Bula literária IV

 

                                                          


Este pequeno livro apresenta uma teoria da poesia através de uma descrição da influência poética, ou de uma história de relações intrapoéticas. O objectivo desta nossa teoria é correctivo: acabar com a idealização das explicações aceites acerca do modo de como um poeta ajuda a formar outro. Um outro objectivo, também correctivo, é o de tentar fornecer uma poética que favoreça uma crítica mais adequada.

Considera-se que a história poética, no argumento deste livro, é indiscernível da influência poética, visto que os poetas fortes fazem a história lendo-se mal uns aos outros, de modo a desobstruir um espaço de imaginação para si próprios.

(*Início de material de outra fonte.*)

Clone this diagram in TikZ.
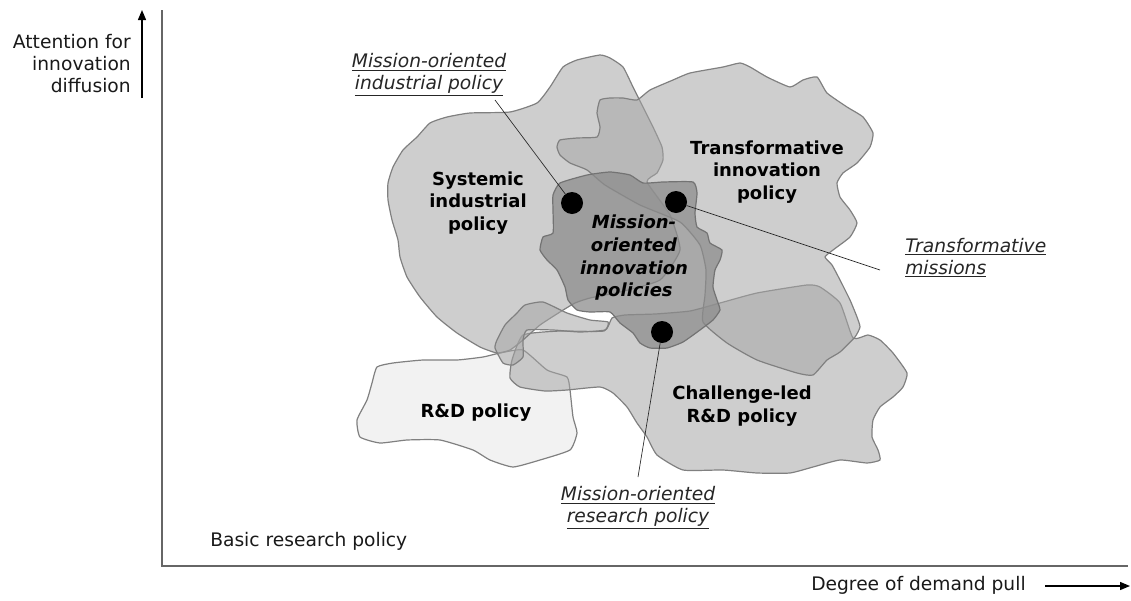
\documentclass[tikz,border=0pt]{standalone}
\usepackage{fontspec}
\setmainfont{DejaVu Sans}
\usetikzlibrary{arrows.meta, positioning}

\begin{document}
\begin{tikzpicture}[
    x=0.75pt, y=-0.75pt,
    blob/.style={draw=black!50, line width=0.9pt, fill=black!35, fill opacity=0.55},
    paleblob/.style={draw=black!50, line width=0.9pt, fill=black!5},
    core/.style={draw=black!55, line width=0.9pt, fill=black!45, fill opacity=0.75},
    region/.style={font=\fontsize{13.5}{17}\selectfont\bfseries, align=center, inner sep=0pt},
    callout/.style={font=\fontsize{14}{16.5}\selectfont\itshape, align=center, inner sep=0pt, text=black!85},
    axislabel/.style={font=\fontsize{14}{16.5}\selectfont, inner sep=0pt, text=black!90},
    hub/.style={circle, fill=black, minimum size=16.5pt, inner sep=0pt},
    leader/.style={black!85, line width=0.5pt},
    axis/.style={black!60, line width=1.1pt},
    arrow/.style={line width=1pt, ->, >={Triangle[length=7.5pt, width=6pt]}}
]
\useasboundingbox (0,0) rectangle (1131,600);

% R&D policy
\draw[paleblob] plot[smooth cycle, tension=0.3] coordinates {(377,367) (393,363) (423,360) (457,360) (483,357) (500,353) (523,350) (547,370) (567,377) (570,390) (573,417) (577,433) (570,450) (540,460) (513,467) (490,460) (473,450) (440,440) (407,440) (380,443) (360,437) (357,420) (367,400) (372,383)};

% Challenge-led R&D policy
\draw[blob] plot[smooth cycle, tension=0.3] coordinates {(523,335) (512,360) (510,378) (520,387) (545,391) (567,390) (600,387) (613,393) (627,407) (637,423) (647,437) (657,455) (683,470) (723,470) (757,473) (790,473) (813,467) (840,460) (867,463) (880,460) (878,450) (872,437) (873,420) (880,407) (893,397) (903,387) (907,373) (893,353) (880,340) (868,335) (853,338) (840,303) (820,287) (807,285) (757,293) (720,303) (690,311) (655,314) (625,315) (612,318) (604,331) (560,331)};

% Systemic industrial policy
\draw[blob] plot[smooth cycle, tension=0.3] coordinates {(600,55) (610,58) (623,67) (633,87) (643,107) (653,127) (662,147) (663,160) (657,173) (647,182) (670,215) (680,250) (660,280) (620,292) (590,298) (575,303) (560,312) (540,325) (523,340) (510,350) (497,353) (480,347) (457,333) (437,317) (420,297) (407,277) (400,257) (398,240) (392,220) (388,200) (388,183) (393,167) (403,150) (417,137) (430,123) (447,117) (470,113) (510,112) (537,103) (550,87) (563,67) (577,60)};

% Transformative innovation policy
\draw[blob] plot[smooth cycle, tension=0.3] coordinates {(637,100) (650,90) (673,80) (690,73) (723,67) (740,63) (750,67) (767,77) (790,87) (803,80) (817,77) (827,93) (847,107) (863,117) (873,133) (870,147) (857,163) (843,173) (837,183) (840,197) (850,210) (857,223) (850,237) (833,250) (825,257) (832,265) (840,280) (850,300) (857,317) (860,327) (855,337) (840,352) (827,360) (813,375) (797,373) (757,360) (727,343) (703,322) (705,295) (706,270) (700,245) (680,222) (640,205) (605,185) (587,170) (570,163) (560,155) (557,147) (560,140) (577,138) (597,137) (600,127) (597,113) (600,100) (610,98) (623,98)};

% small overlap
\draw[blob] plot[smooth cycle, tension=0.3] coordinates {(497,340) (505,325) (517,313) (525,305) (543,302) (567,313) (590,320) (608,322) (605,330) (580,332) (553,330) (527,330) (523,340) (523,357) (513,365) (503,363) (495,348)};

% Mission-oriented innovation policies
\draw[core] plot[smooth cycle, tension=0.3] coordinates {(560,183) (587,175) (610,172) (630,175) (643,183) (663,182) (693,182) (697,193) (695,213) (697,227) (707,233) (710,243) (722,250) (720,260) (715,270) (713,287) (717,300) (720,310) (713,320) (700,330) (683,342) (667,348) (650,348) (640,343) (633,333) (620,323) (610,312) (590,312) (577,310) (568,300) (565,287) (557,270) (547,260) (540,250) (543,237) (553,233) (553,210) (553,195)};

% Axes
\coordinate (origin) at (162,566);
\coordinate (ytop) at (162,10);
\coordinate (xend) at (1128,566);
\draw[axis] (ytop) -- (origin) -- (xend);

% Direction arrows
\coordinate (upfoot) at (142,98);
\coordinate (uphead) at (142,10);
\draw[arrow] (upfoot) -- (uphead);
\node[axislabel, align=right, anchor=east] (attn) at (131,64) {Attention for\\innovation\\diffusion};

\node[axislabel, anchor=west] (demand) at (811,585) {Degree of demand pull};
\coordinate (rightfoot) at (1045,586);
\coordinate (righthead) at (1130,586);
\draw[arrow] (rightfoot) -- (righthead);

\node[axislabel, anchor=west] (basic) at (210,541) {Basic research policy};

% Region labels
\node[region] (sysind) at (478,203) {Systemic\\industrial\\policy};
\node[region] (transinn) at (767,172) {Transformative\\innovation\\policy};
\node[region] (chall) at (742,406) {Challenge-led\\R\&D policy};
\node[region] (rnd) at (476,413) {R\&D policy};
\node[region, font=\fontsize{13.5}{17}\selectfont\bfseries\itshape] (mission) at (634,258) {Mission-\\oriented\\innovation\\policies};

% Mission points
\node[hub] (hubind) at (572,203) {};
\node[hub] (hubtrans) at (676,202) {};
\node[hub] (hubres) at (662,332) {};

% Callouts
\node[callout] (labind) at (429,75) {\underline{Mission-oriented}\\\underline{industrial policy}};
\node[callout, align=left, anchor=west] (labtrans) at (905,258) {\underline{Transformative}\\\underline{missions}};
\node[callout] (labres) at (638,508) {\underline{Mission-oriented}\\\underline{research policy}};

\coordinate (indend) at (495,100);
\coordinate (transend) at (880,270);
\coordinate (resend) at (638,477);
\draw[leader] (indend) -- (hubind);
\draw[leader] (hubtrans) -- (transend);
\draw[leader] (hubres) -- (resend);

\end{tikzpicture}
\end{document}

O meu cuidado é apenas com poetas fortes, figuras maiores com a persistência para lutar, se necessário for até à morte, com os seus precursores igualmente fortes. Os talentos mais fracos idealizam; as figuras de imaginação capaz apropriam para si próprias. Mas nada se consegue de graça, e a auto-apropriação implica as imensas angústias da dívida, visto que nenhum fazedor forte deseja a realização que não conseguiu por si criar.

 

Oscar Wilde, que sabia que tinha falhado como poeta porque não tinha a força necessária para ultrapassar a sua angústia da influência, conhecia também as mais sombrias verdades a respeito da influência. […] Wild observa azedamente em O Retrato do Sr. W. H. que «a influência é simplesmente uma transferência de personalidade, um modo de desbaratar aquilo que é mais precioso aos nossos eus, e o seu exercício produz um sentido e mesmo uma realidade de perda. Todos os discípulos retiram qualquer coisa dos seus mestres». Esta é a angústia do influenciar e no entanto nenhuma inversão é nesta área uma verdadeira inversão.

 

Dois anos mais tarde Wilde refinou este azedume numa das elegantes observações de Lord Henry Worton, em O Retrato de Dorian Gray, quando diz a Dorian que toda a influência é imoral:

 

Porque influenciar uma pessoa é dar-lhe a nossa própria alma. Não pensa essa pessoa os seus pensamentos naturais, ou arde nas suas paixões naturais. As suas virtudes não são para si reais. Os seus pecados, se existe uma tal coisa, são emprestados. Torna-se um eco de uma música alheia, um actor de um papel que não foi escrito por ele. […] pp. 17, 18.

 

Harold Bloom, “A angústia da Influência (uma teoria da poesia)”, trad. de Miguel Tamen. Edições Cotovia, 1991.